A block of data
☆ ☆ ☆ ☆

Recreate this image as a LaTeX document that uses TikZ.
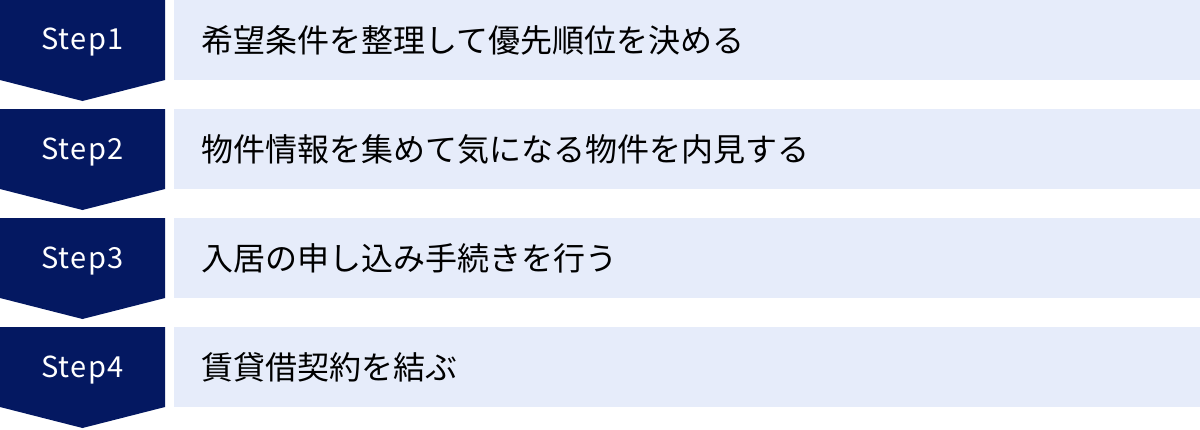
\documentclass[tikz,border=0pt]{standalone}
\usepackage{fontspec}
\setmainfont{Noto Sans CJK JP}
\newfontfamily\stepfont[LetterSpace=5]{Noto Sans CJK JP}
\definecolor{navy}{HTML}{041861}
\definecolor{pale}{HTML}{E6ECFA}
\tikzset{
  stepshape/.style={fill=navy},
  panel/.style={fill=pale},
  steplabel/.style={text=white,font=\stepfont\fontsize{29}{31}\selectfont,inner sep=0pt},
  tasklabel/.style={text=black,font=\fontsize{32}{35}\selectfont,anchor=west,inner sep=0pt},
}
\begin{document}
\begin{tikzpicture}[x=1pt,y=-1pt]
\useasboundingbox (0,0) rectangle (1200,429);
\foreach \i/\t in {0/希望条件を整理して優先順位を決める,1/物件情報を集めて気になる物件を内見する,2/入居の申し込み手続きを行う,3/賃貸借契約を結ぶ}{
  \pgfmathsetmacro{\y}{\i*109}
  \fill[stepshape] (0,\y) -- (165,\y) -- (165,\y+80) -- (82.5,\y+101) -- (0,\y+80) -- cycle;
  \fill[panel] (174,\y) rectangle (1200,\y+80);
  \pgfmathtruncatemacro{\n}{\i+1}
  \node[steplabel] (step\n) at (82.5,\y+42.5) {Step\n};
  \node[tasklabel] (task\n) at (201,\y+40.5) {\t};
}
\end{tikzpicture}
\end{document}
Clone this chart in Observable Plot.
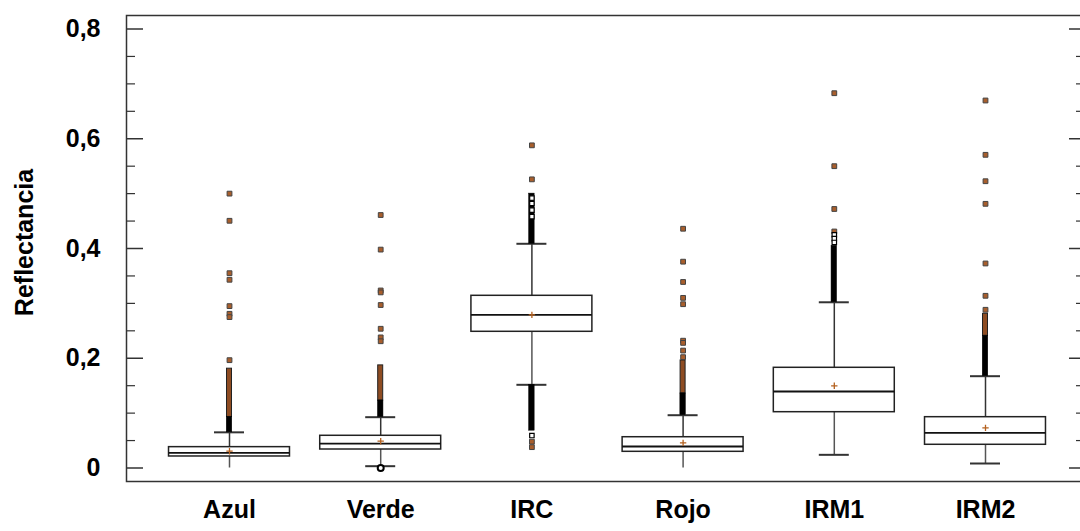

☆ ☆ ☆ ☆

[Short task]: Omit pictures; set down the rest of the material word for word.

[Reply]:
Recreate this image as a LaTeX document that uses TikZ.
\documentclass[tikz,border=0pt]{standalone}
\usepackage{fontspec}
\setmainfont{Noto Sans CJK JP}
\newfontfamily\stepfont[LetterSpace=5]{Noto Sans CJK JP}
\definecolor{navy}{HTML}{041861}
\definecolor{pale}{HTML}{E6ECFA}
\tikzset{
  stepshape/.style={fill=navy},
  panel/.style={fill=pale},
  steplabel/.style={text=white,font=\stepfont\fontsize{29}{31}\selectfont,inner sep=0pt},
  tasklabel/.style={text=black,font=\fontsize{32}{35}\selectfont,anchor=west,inner sep=0pt},
}
\begin{document}
\begin{tikzpicture}[x=1pt,y=-1pt]
\useasboundingbox (0,0) rectangle (1200,429);
\foreach \i/\t in {0/希望条件を整理して優先順位を決める,1/物件情報を集めて気になる物件を内見する,2/入居の申し込み手続きを行う,3/賃貸借契約を結ぶ}{
  \pgfmathsetmacro{\y}{\i*109}
  \fill[stepshape] (0,\y) -- (165,\y) -- (165,\y+80) -- (82.5,\y+101) -- (0,\y+80) -- cycle;
  \fill[panel] (174,\y) rectangle (1200,\y+80);
  \pgfmathtruncatemacro{\n}{\i+1}
  \node[steplabel] (step\n) at (82.5,\y+42.5) {Step\n};
  \node[tasklabel] (task\n) at (201,\y+40.5) {\t};
}
\end{tikzpicture}
\end{document}
Clone this chart in Observable Plot.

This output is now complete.